Monday, Mar. 07, 1955
Star Dimmed
For the Kansas City Star, it was a bitter piece of news, but the Star gave it unflinching play. Atop Page One ran the headline JURY FINDS THE STAR GUILTY. In the biggest antitrust criminal suit ever brought by the Government against a U.S. newspaper (TIME, Feb. 14 et seq.), the jury in Kansas City's U.S. District Court found the afternoon Star and its morning edition, the Times, guilty of using combination ad and circulation rates to create a monopoly in the "dissemination of news and advertising in the Kansas City area." Maximum penalty for the Star Co.: a $10,000 fine. The jury also found Star Advertising Director Emil A. Sees, the only individual named in the indictment, guilty of attempting to create a monopoly. Maximum penalty: $5,000 fine and one year in prison.
The Star Co. and Ad Director Sees promptly announced that they would appeal; Federal Judge Richard M. Duncan meanwhile considered a motion to dismiss the case against Sees. Star Publisher Roy Roberts blasted the court's verdict, saying: "We sincerely felt that [the Government's case was] so flimsy it should not even have gone to a jury."

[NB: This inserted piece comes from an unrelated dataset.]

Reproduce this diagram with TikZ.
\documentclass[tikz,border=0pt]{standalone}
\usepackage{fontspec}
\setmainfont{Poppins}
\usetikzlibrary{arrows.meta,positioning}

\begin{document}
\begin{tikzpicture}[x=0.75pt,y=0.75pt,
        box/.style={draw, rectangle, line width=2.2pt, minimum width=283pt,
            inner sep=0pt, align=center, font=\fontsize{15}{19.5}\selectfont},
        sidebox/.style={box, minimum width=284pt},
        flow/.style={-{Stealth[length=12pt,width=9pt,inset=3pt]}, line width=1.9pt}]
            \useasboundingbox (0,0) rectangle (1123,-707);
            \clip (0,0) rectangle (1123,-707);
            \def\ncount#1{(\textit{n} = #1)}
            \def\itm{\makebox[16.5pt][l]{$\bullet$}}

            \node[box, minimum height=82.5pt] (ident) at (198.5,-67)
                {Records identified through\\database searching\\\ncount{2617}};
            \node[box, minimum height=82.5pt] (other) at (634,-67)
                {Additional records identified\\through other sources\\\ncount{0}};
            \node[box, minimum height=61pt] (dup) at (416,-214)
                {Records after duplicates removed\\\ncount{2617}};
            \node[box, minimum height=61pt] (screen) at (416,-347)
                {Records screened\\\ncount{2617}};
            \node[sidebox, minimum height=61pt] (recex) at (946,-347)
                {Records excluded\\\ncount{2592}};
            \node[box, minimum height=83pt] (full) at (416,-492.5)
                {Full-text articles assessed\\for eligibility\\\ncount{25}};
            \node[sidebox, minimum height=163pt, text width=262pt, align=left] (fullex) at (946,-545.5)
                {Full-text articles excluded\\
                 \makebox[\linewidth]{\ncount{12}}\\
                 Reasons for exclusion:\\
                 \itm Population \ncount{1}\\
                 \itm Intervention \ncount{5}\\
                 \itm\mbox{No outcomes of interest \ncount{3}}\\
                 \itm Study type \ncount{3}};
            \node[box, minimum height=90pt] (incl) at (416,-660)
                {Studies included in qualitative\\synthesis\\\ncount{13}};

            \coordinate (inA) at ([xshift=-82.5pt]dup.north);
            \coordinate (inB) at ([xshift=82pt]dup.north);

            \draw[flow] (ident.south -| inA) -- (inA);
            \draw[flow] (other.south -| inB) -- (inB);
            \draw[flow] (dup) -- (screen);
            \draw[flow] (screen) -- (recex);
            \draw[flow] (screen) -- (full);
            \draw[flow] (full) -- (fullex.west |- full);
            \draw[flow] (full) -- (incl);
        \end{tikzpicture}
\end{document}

Any change in the Star's ad and circulation practices will await the results of its appeal and hearings of a civil suit also filed by the Department of Justice. In the civil suit, which is now being prepared for trial, the Government wants the court to order the Star Co. to divorce its radio-TV station WDAF from the newspapers, and split up the Star and Times into two separate papers as far as circulation and ad rates are concerned.
If the Star should lose both the appeal and the civil suit, the verdict would not only bring a big change in the Star's publishing practices; it could also affect about 180 other dailies that use the unit or combination rate. The U.S. Supreme Court has already ruled that the unit rate is not automatically unfair competition unless the Government can prove unfair practices in each case (TIME, June 1, 1953). But if the Star loses, the verdict could encourage the Justice Department to go after other papers that use the unit rate.